One of the most asked questions I hear throughout the apparel industry is: “Why are garment sizes different from brand to brand?”
I’m sure you’ve been there before. You’re out shopping for clothes and in the first store you’re one size and sure enough, at the next store your size is a little bit different. It can be extremely frustrating for consumers to be a Large in some of their clothes, a Medium in others and an XX-Large in a third brand. I experience this myself when shopping and have fit into clothes anywhere from an X-Small to an X-Large depending on the brand and the part of the world I’m in.
So why and how does this happen? There are a couple of key reasons.
First, each apparel brand defines their own “ideal customer” and will then go find a fit model that fits into that mold. An elite running apparel brand might see a size Medium differently than a CrossFit brand or a ready-to-wear brand. Marathon runners have a totally different body type and physique than most of us, so that elite running apparel brand is looking to cater to its ideal customer, not to everyone. The fit models and methods of fitting they then use all go back to that ideal customer, and even though we may want to be on that list of theirs, it might not be true.
Across the ready-to-wear spectrum, you then also have brands that insist on everything fitting super tight, while you have other brands that go for a more casual or relaxed look.

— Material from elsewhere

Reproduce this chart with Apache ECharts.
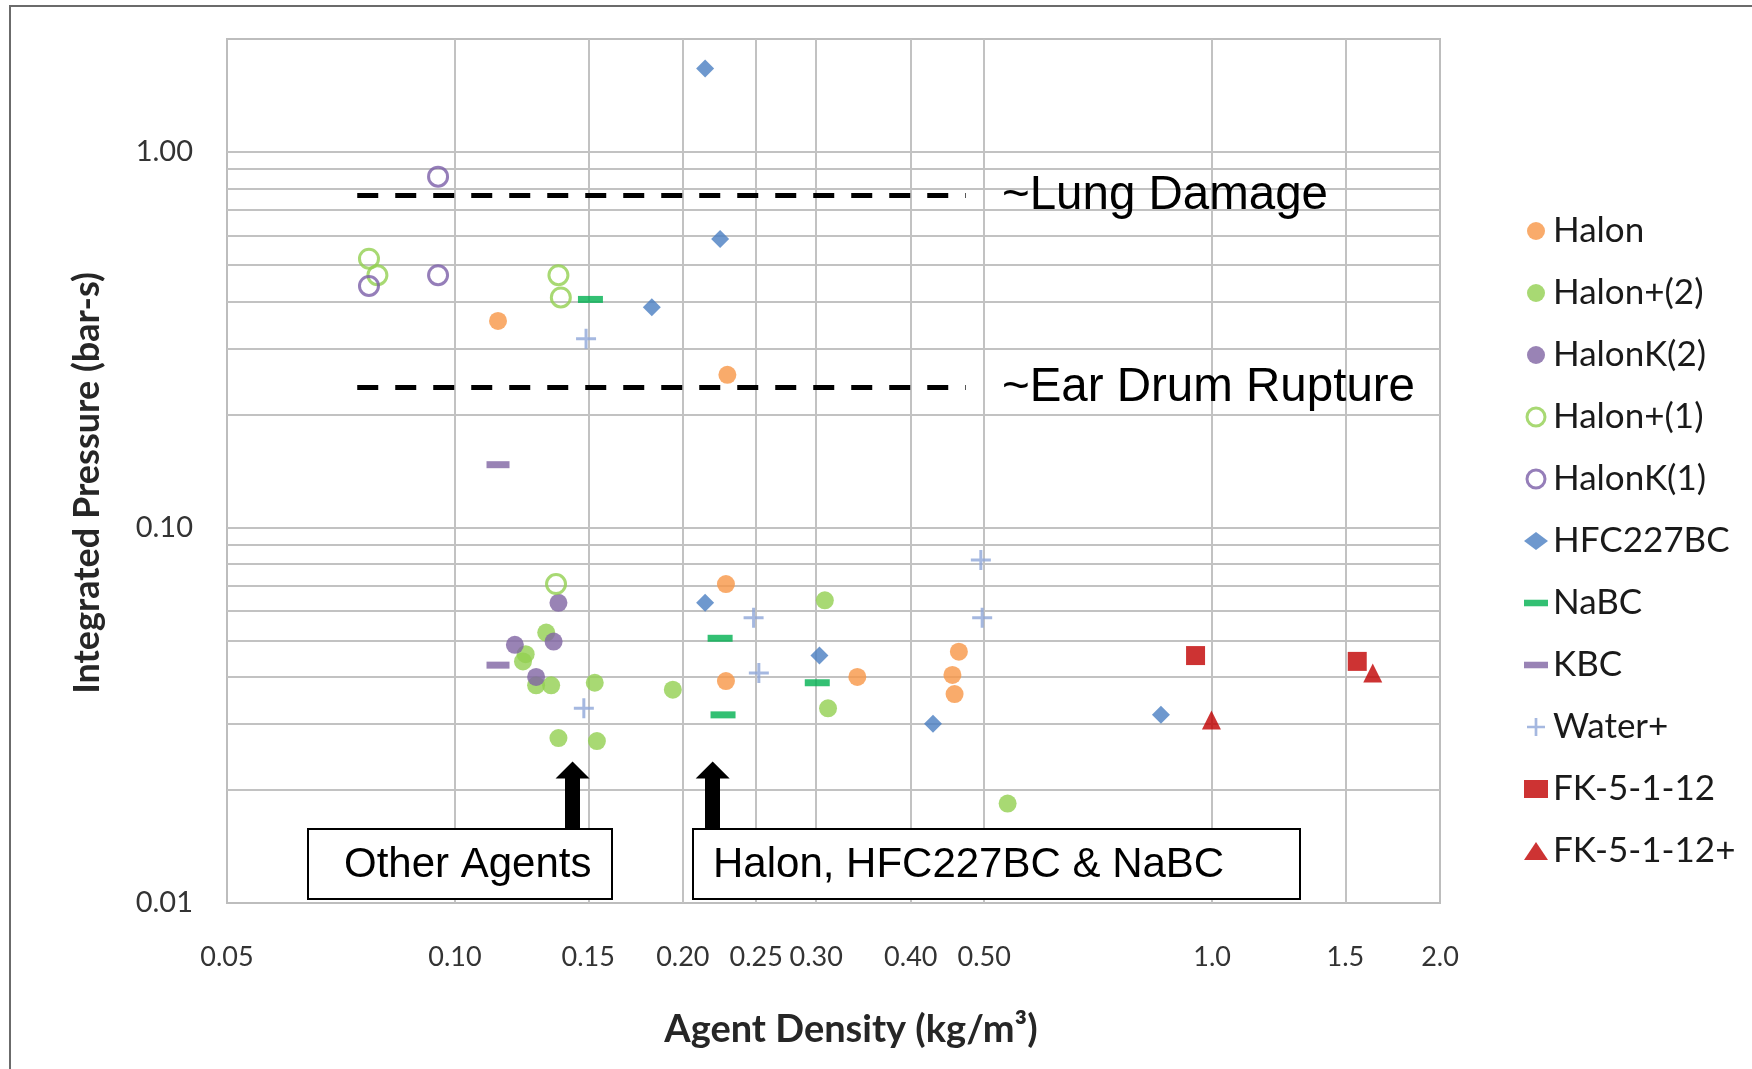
<!DOCTYPE html>
<html>
<head>
<meta charset="utf-8">
<script src="https://cdn.jsdelivr.net/npm/echarts@6/dist/echarts.min.js"></script>
<style>
  html, body { margin: 0; padding: 0; background: #fff; }
</style>
</head>
<body>
<div id="main" style="width: 1752px; height: 1069px;"></div>
<script>
// agent density (kg/m3), integrated pressure (bar-s)
var halon = [[0.114, 0.355], [0.229, 0.255], [0.228, 0.0707], [0.228, 0.039], [0.340, 0.040], [0.463, 0.0467], [0.454, 0.0405], [0.457, 0.036]]
var halonPlus2 = [[0.132, 0.0525], [0.124, 0.046], [0.123, 0.044], [0.128, 0.038], [0.134, 0.038], [0.153, 0.0386], [0.194, 0.037], [0.137, 0.0275], [0.154, 0.027], [0.308, 0.064], [0.311, 0.033], [0.537, 0.0184]]
var halonK2 = [[0.137, 0.063], [0.135, 0.0497], [0.120, 0.0487], [0.128, 0.040]]
var halonPlus1 = [[0.077, 0.52], [0.079, 0.47], [0.137, 0.47], [0.138, 0.41], [0.136, 0.0707]]
var halonK1 = [[0.095, 0.86], [0.077, 0.44], [0.095, 0.47]]
var hfc227bc = [[0.214, 1.67], [0.224, 0.587], [0.182, 0.386], [0.214, 0.063], [0.303, 0.0456], [0.428, 0.030], [0.856, 0.0317]]
var nabc = [[0.151, 0.405], [0.224, 0.0507], [0.226, 0.0317], [0.301, 0.0386]]
var kbc = [[0.114, 0.147], [0.114, 0.043]]
var waterPlus = [[0.149, 0.318], [0.148, 0.033], [0.248, 0.0575], [0.252, 0.041], [0.495, 0.082], [0.497, 0.0575]]
var fk5112 = [[0.951, 0.0456], [1.555, 0.044]]
var fk5112Plus = [[0.998, 0.0307], [1.63, 0.041]]

var xTickValues = [0.05, 0.1, 0.15, 0.2, 0.25, 0.3, 0.4, 0.5, 1, 1.5, 2]
var xTickLabels = ['0.05', '0.10', '0.15', '0.20', '0.25', '0.30', '0.40', '0.50', '1.0', '1.5', '2.0']
var yTickValues = [0.01, 0.1, 1]
var yTickLabels = ['0.01', '0.10', '1.00']
var xGrid = [0.1, 0.15, 0.2, 0.25, 0.3, 0.4, 0.5, 1, 1.5]
var yGrid = [0.02, 0.03, 0.04, 0.05, 0.06, 0.07, 0.08, 0.09, 0.1, 0.2, 0.3, 0.4, 0.5, 0.6, 0.7, 0.8, 0.9, 1]

// threshold lines
var thresholdNames = ['~Lung Damage', '~Ear Drum Rupture']
var thresholdValues = [0.765, 0.236]
var thresholdFrom = 0.0743
var thresholdTo = 0.473
// arrows from the boxes
var arrowX = [0.143, 0.219]
var arrowFrom = 0.0157
var arrowTo = 0.0226

var PLUS = 'path://M8.5,0H11.5V8.5H20V11.5H11.5V20H8.5V11.5H0V8.5H8.5Z'
var DASH = 'path://M0,0H22V6H0Z'
var CAL = 'Lato'
var ARIAL = 'Liberation Sans'

var chartDom = document.getElementById('main')
var myChart = echarts.init(chartDom)

function pointSeries (name, data, symbol, size, style) {
  return {
    name: name,
    type: 'scatter',
    data: data,
    symbol: symbol,
    symbolSize: size,
    itemStyle: style,
    z: 3
  }
}

var gridLines = xGrid.map(function (v) { return { xAxis: v } })
  .concat(yGrid.map(function (v) { return { yAxis: v } }))

var thresholdLines = thresholdValues.map(function (v, i) {
  return [
    { coord: [thresholdFrom, v], name: thresholdNames[i] },
    { coord: [thresholdTo, v] }
  ]
})

var arrowLines = arrowX.map(function (v) {
  return [{ coord: [v, arrowFrom] }, { coord: [v, arrowTo] }]
})

var option = {
  animation: false,
  backgroundColor: '#fff',
  grid: {
    left: 227,
    top: 39,
    width: 1213,
    height: 864,
    show: true,
    borderColor: '#bdbdbd',
    borderWidth: 2
  },
  xAxis: {
    type: 'log',
    logBase: 10,
    min: 0.05,
    max: 2,
    axisLine: { show: false },
    axisTick: { show: false },
    axisLabel: { show: false },
    splitLine: { show: false }
  },
  yAxis: {
    type: 'log',
    logBase: 10,
    min: 0.01,
    max: 2,
    axisLine: { show: false },
    axisTick: { show: false },
    axisLabel: { show: false },
    splitLine: { show: false }
  },
  legend: {
    orient: 'vertical',
    left: 1519,
    top: 206,
    itemWidth: 24,
    itemHeight: 18,
    itemGap: 22,
    textStyle: { fontFamily: CAL, fontSize: 35, color: '#1a1a1a', lineHeight: 40 },
    data: [
      { name: 'Halon', icon: 'circle' },
      { name: 'Halon+(2)', icon: 'circle' },
      { name: 'HalonK(2)', icon: 'circle' },
      { name: 'Halon+(1)', icon: 'circle', itemStyle: { color: '#fff', borderColor: '#92d050', borderWidth: 3 } },
      { name: 'HalonK(1)', icon: 'circle', itemStyle: { color: '#fff', borderColor: '#7a5ea8', borderWidth: 3 } },
      { name: 'HFC227BC', icon: 'diamond' },
      { name: 'NaBC', icon: DASH },
      { name: 'KBC', icon: DASH },
      { name: 'Water+', icon: PLUS },
      { name: 'FK-5-1-12', icon: 'rect' },
      { name: 'FK-5-1-12+', icon: 'triangle' }
    ]
  },
  series: [
    {
      name: 'gridlines',
      type: 'scatter',
      data: [],
      z: 1,
      markLine: {
        silent: true,
        symbol: 'none',
        z: 1,
        label: { show: false },
        lineStyle: { color: '#c2c2c2', width: 2, type: 'solid' },
        emphasis: { disabled: true },
        data: gridLines
      }
    },
    {
      name: 'annotations',
      type: 'scatter',
      data: [],
      z: 4,
      markLine: {
        silent: true,
        symbol: 'none',
        z: 4,
        lineStyle: { color: '#000', width: 5, type: [21, 17] },
        label: {
          show: true,
          position: 'end',
          distance: 36,
          formatter: '{b}',
          fontFamily: ARIAL,
          fontSize: 47.5,
          color: '#000'
        },
        emphasis: { disabled: true },
        data: thresholdLines
      }
    },
    {
      name: 'arrows',
      type: 'scatter',
      data: [],
      z: 4,
      markLine: {
        silent: true,
        symbol: ['none', 'triangle'],
        symbolSize: [34, 17],
        z: 4,
        label: { show: false },
        lineStyle: { color: '#000', width: 15, type: 'solid' },
        itemStyle: { color: '#000' },
        emphasis: { disabled: true },
        data: arrowLines
      }
    },
    pointSeries('Halon', halon, 'circle', 18, { color: '#f79646' }),
    pointSeries('Halon+(2)', halonPlus2, 'circle', 18, { color: '#92d050' }),
    pointSeries('HalonK(2)', halonK2, 'circle', 18, { color: '#8064a2' }),
    pointSeries('Halon+(1)', halonPlus1, 'circle', 19, { color: 'rgba(255,255,255,0)', borderColor: '#92d050', borderWidth: 3 }),
    pointSeries('HalonK(1)', halonK1, 'circle', 19, { color: 'rgba(255,255,255,0)', borderColor: '#7a5ea8', borderWidth: 3 }),
    pointSeries('HFC227BC', hfc227bc, 'diamond', 18, { color: '#4a7ec2' }),
    pointSeries('NaBC', nabc, 'rect', [25, 7], { color: '#00b050' }),
    pointSeries('KBC', kbc, 'rect', [23, 7], { color: '#8064a2' }),
    pointSeries('Water+', waterPlus, PLUS, 20, { color: '#8ea6d8' }),
    pointSeries('FK-5-1-12', fk5112, 'rect', 19, { color: '#c00000' }),
    pointSeries('FK-5-1-12+', fk5112Plus, 'triangle', 19, { color: '#c00000' })
  ]
}

myChart.setOption(option)

// titles, tick labels, boxes and outer frame
var graphics = [
  {
    type: 'rect',
    shape: { x: 10, y: 6, width: 2000, height: 2000 },
    style: { fill: null, stroke: '#6b6b6b', lineWidth: 2 },
    silent: true
  },
  {
    type: 'text',
    x: 851,
    y: 1030,
    style: { text: 'Agent Density (kg/m³)', fontFamily: CAL, fontWeight: 'bold', fontSize: 38, fill: '#262626', align: 'center', verticalAlign: 'middle' }
  },
  {
    type: 'text',
    x: 87,
    y: 483,
    rotation: Math.PI / 2,
    style: { text: 'Integrated Pressure (bar-s)', fontFamily: CAL, fontWeight: 'bold', fontSize: 36, fill: '#262626', align: 'center', verticalAlign: 'middle' }
  },
  {
    type: 'rect',
    z: 100,
    shape: { x: 308, y: 829, width: 304, height: 70 },
    style: { fill: '#fff', stroke: '#000', lineWidth: 2 }
  },
  {
    type: 'text',
    z: 101,
    x: 344,
    y: 865,
    style: { text: 'Other Agents', fontFamily: ARIAL, fontSize: 42, fill: '#000', verticalAlign: 'middle' }
  },
  {
    type: 'rect',
    z: 100,
    shape: { x: 693, y: 829, width: 607, height: 70 },
    style: { fill: '#fff', stroke: '#000', lineWidth: 2 }
  },
  {
    type: 'text',
    z: 101,
    x: 713,
    y: 865,
    style: { text: 'Halon, HFC227BC & NaBC', fontFamily: ARIAL, fontSize: 42, fill: '#000', verticalAlign: 'middle' }
  }
]

xTickValues.forEach(function (v, i) {
  var px = myChart.convertToPixel({ xAxisIndex: 0 }, v)
  graphics.push({
    type: 'text',
    x: px,
    y: 957,
    style: { text: xTickLabels[i], fontFamily: CAL, fontSize: 27, fill: '#333', align: 'center', verticalAlign: 'middle' }
  })
})

yTickValues.forEach(function (v, i) {
  var py = myChart.convertToPixel({ yAxisIndex: 0 }, v)
  graphics.push({
    type: 'text',
    x: 193,
    y: py,
    style: { text: yTickLabels[i], fontFamily: CAL, fontSize: 29, fill: '#333', align: 'right', verticalAlign: 'middle' }
  })
})

myChart.setOption({ graphic: graphics })
</script>
</body>
</html>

They’re all trying to create their own version of “ideal fit” that defines their brand, which doesn’t always match up with how we want to wear our clothes. And this part speaks to our own internal perceptions of how our clothes should fit our unique body shapes. For example, I am not a person who likes to wear my clothes too tight or too baggy. I'm somewhere in the middle. So if I'm shopping and I try on a boyfriend sweater that's meant to be worn like a super over-sized, slouchy garment in the name of comfort, then I might personally choose to size down to make the garment fit me in a way that I prefer. On the flip side, if I try on a garment that is meant to be skin tight on my body, I'll choose to buy a size or two bigger to help it fit into my wardrobe in the way that I want.
A few months back, I saw a post from Sarah Blakely on Instagram. She had bought her dad a few pieces of Castelli cycling gear for Father’s Day and they looked ridiculous on him. He was a very tall, muscular man and Castelli makes cycling gear for small, skinny European cyclists. To say that they didn’t fit him was almost not fair, because he is not what Castelli had in mind when they thought of their ideal customer. So when you go shopping, you’re battling with brand identities, their ability to find a good fit model, their ability to fit garments properly and your own perception of how clothes should fit you.

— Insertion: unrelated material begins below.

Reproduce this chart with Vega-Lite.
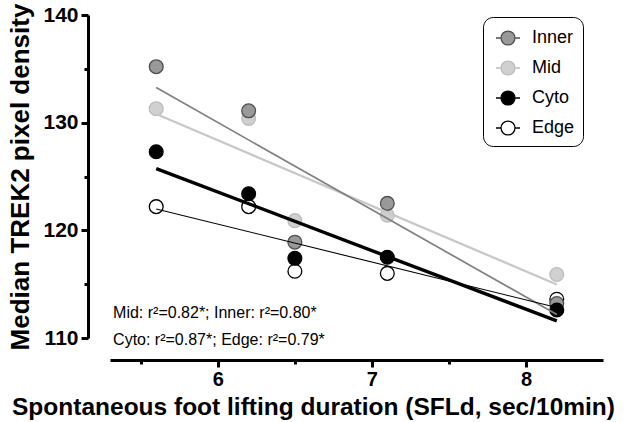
{
  "$schema": "https://vega.github.io/schema/vega-lite/v6.json",
  "autosize": "none",
  "width": 493,
  "height": 323,
  "padding": {"left": 110, "top": 15, "right": 32, "bottom": 84},
  "background": "white",
  "config": {
    "view": {"stroke": null},
    "font": "Liberation Sans",
    "axis": {"grid": false, "domainColor": "black", "tickColor": "black", "labelColor": "black", "titleColor": "black", "domainWidth": 3, "tickWidth": 3, "labelFontWeight": "bold", "labelFontSize": 21, "titleFontWeight": "bold"}
  },
  "datasets": {
    "pts": [
      {"g": "Mid", "x": 5.6, "y": 131.3}, {"g": "Mid", "x": 6.2, "y": 130.4}, {"g": "Mid", "x": 6.5, "y": 120.9}, {"g": "Mid", "x": 7.1, "y": 121.4}, {"g": "Mid", "x": 8.2, "y": 115.9},
      {"g": "Edge", "x": 5.6, "y": 122.2}, {"g": "Edge", "x": 6.2, "y": 122.2}, {"g": "Edge", "x": 6.5, "y": 116.2}, {"g": "Edge", "x": 7.1, "y": 116.0}, {"g": "Edge", "x": 8.2, "y": 113.6},
      {"g": "Inner", "x": 5.6, "y": 135.2}, {"g": "Inner", "x": 6.2, "y": 131.1}, {"g": "Inner", "x": 6.5, "y": 118.9}, {"g": "Inner", "x": 7.1, "y": 122.5}, {"g": "Inner", "x": 8.2, "y": 113.2},
      {"g": "Cyto", "x": 5.6, "y": 127.3}, {"g": "Cyto", "x": 6.2, "y": 123.4}, {"g": "Cyto", "x": 6.5, "y": 117.4}, {"g": "Cyto", "x": 7.1, "y": 117.5}, {"g": "Cyto", "x": 8.2, "y": 112.6}
    ],
    "notes": [
      {"t": ["Mid: r²=0.82*; Inner: r²=0.80*", "Cyto: r²=0.87*; Edge: r²=0.79*"], "x": 5.32, "y": 113.1}
    ]
  },
  "layer": [
    {
      "data": {"name": "pts"},
      "mark": {"type": "circle", "size": 190, "opacity": 1, "strokeWidth": 1.3},
      "encoding": {
        "x": {"field": "x", "type": "quantitative", "scale": {"domain": [5.3, 8.5], "nice": false, "zero": false},
          "axis": {"values": [5.5, 6, 6.5, 7, 7.5, 8], "labelExpr": "datum.value % 1 === 0 ? format(datum.value, 'd') : ''",
            "tickSize": {"condition": {"test": "datum.value % 1 === 0", "value": 7}, "value": 4},
            "offset": 22, "labelPadding": 2, "labelFontSize": 20, "title": "Spontaneous foot lifting duration (SFLd, sec/10min)",
            "titleFontSize": 24.5, "titleX": 203, "titleY": 54, "titleBaseline": "alphabetic", "titleAlign": "center"}},
        "y": {"field": "y", "type": "quantitative", "scale": {"domain": [110, 140], "nice": false, "zero": false},
          "axis": {"values": [110, 115, 120, 125, 130, 135, 140], "labelExpr": "datum.value % 10 === 0 ? datum.label : ''",
            "tickSize": {"condition": {"test": "datum.value % 10 === 0", "value": 7}, "value": 4},
            "offset": 22, "labelPadding": 3, "titlePadding": 9, "titleFontSize": 26, "title": "Median TREK2 pixel density"}},
        "fill": {"field": "g", "type": "nominal", "scale": {"domain": ["Inner", "Mid", "Cyto", "Edge"], "range": ["#999999", "#d0d0d0", "#000000", "#ffffff"]},
          "legend": {"title": null, "orient": "none", "legendX": 373, "legendY": 2, "strokeColor": "black", "cornerRadius": 10, "padding": 8,
            "fillColor": "white", "symbolType": "M-1,0H-0.58M0.58,0H1M-0.58,0A0.58,0.58,0,1,0,0.58,0A0.58,0.58,0,1,0,-0.58,0Z",
            "symbolSize": 576, "symbolOffset": 4, "symbolStrokeWidth": 1.3, "labelFontSize": 18, "labelColor": "black", "labelOffset": 11, "rowPadding": 7}},
        "stroke": {"field": "g", "type": "nominal", "scale": {"domain": ["Inner", "Mid", "Cyto", "Edge"], "range": ["#505050", "#bdbdbd", "#000000", "#000000"]}, "legend": {"title": null}}
      }
    },
    {
      "data": {"name": "pts"},
      "transform": [{"filter": "datum.g === 'Mid'"}, {"regression": "y", "on": "x"}],
      "mark": {"type": "line", "color": "#c8c8c8", "strokeWidth": 2.3},
      "encoding": {"x": {"field": "x", "type": "quantitative"}, "y": {"field": "y", "type": "quantitative"}}
    },
    {
      "data": {"name": "pts"},
      "transform": [{"filter": "datum.g === 'Inner'"}, {"regression": "y", "on": "x"}],
      "mark": {"type": "line", "color": "#808080", "strokeWidth": 1.7},
      "encoding": {"x": {"field": "x", "type": "quantitative"}, "y": {"field": "y", "type": "quantitative"}}
    },
    {
      "data": {"name": "pts"},
      "transform": [{"filter": "datum.g === 'Edge'"}, {"regression": "y", "on": "x"}],
      "mark": {"type": "line", "color": "#000000", "strokeWidth": 1.1},
      "encoding": {"x": {"field": "x", "type": "quantitative"}, "y": {"field": "y", "type": "quantitative"}}
    },
    {
      "data": {"name": "pts"},
      "transform": [{"filter": "datum.g === 'Cyto'"}, {"regression": "y", "on": "x"}],
      "mark": {"type": "line", "color": "#000000", "strokeWidth": 3.4},
      "encoding": {"x": {"field": "x", "type": "quantitative"}, "y": {"field": "y", "type": "quantitative"}}
    },
    {
      "data": {"name": "notes"},
      "mark": {"type": "text", "align": "left", "baseline": "top", "fontSize": 16, "lineHeight": 27, "color": "black"},
      "encoding": {
        "x": {"field": "x", "type": "quantitative"},
        "y": {"field": "y", "type": "quantitative"},
        "text": {"field": "t"}
      }
    }
  ]
}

On top of that, vanity sizing is real. And it is rampant in our industry right now. This is something that I picked up on as a teenager when I was buying Simplicity and McCalls patterns from Jo-Ann’s to make my own clothes. Something that I would buy from the store as a size 4 would be listed on the patterns as an 8 or a 10, and it’s gotten worse year after year.
I have somehow stayed the same size in my apparel since high school, but my body is definitely not still that small! It’s a sales psychology method that a lot of brands use to make women in particular feel good about themselves. I might love that I can still fit into a size X-Small or Small when I go shopping, but I can’t imagine what someone smaller than me is able to find on the shelves these days.
So what’s the solution? I’m not honestly sure that there is one. Unless the fashion industry chooses to standardize and regulate size charts and fit methods (which would be extremely difficult and stifling to creativity), then this will continue to be an issue. The best thing you can do as a consumer is to understand that it is a process to find clothes that fit well, and to have some patience when trying out new brands. As you find brands that fit your body well, be an ambassador for them and thank them with your brand loyalty! As an apparel developer, there is no greater reward than that.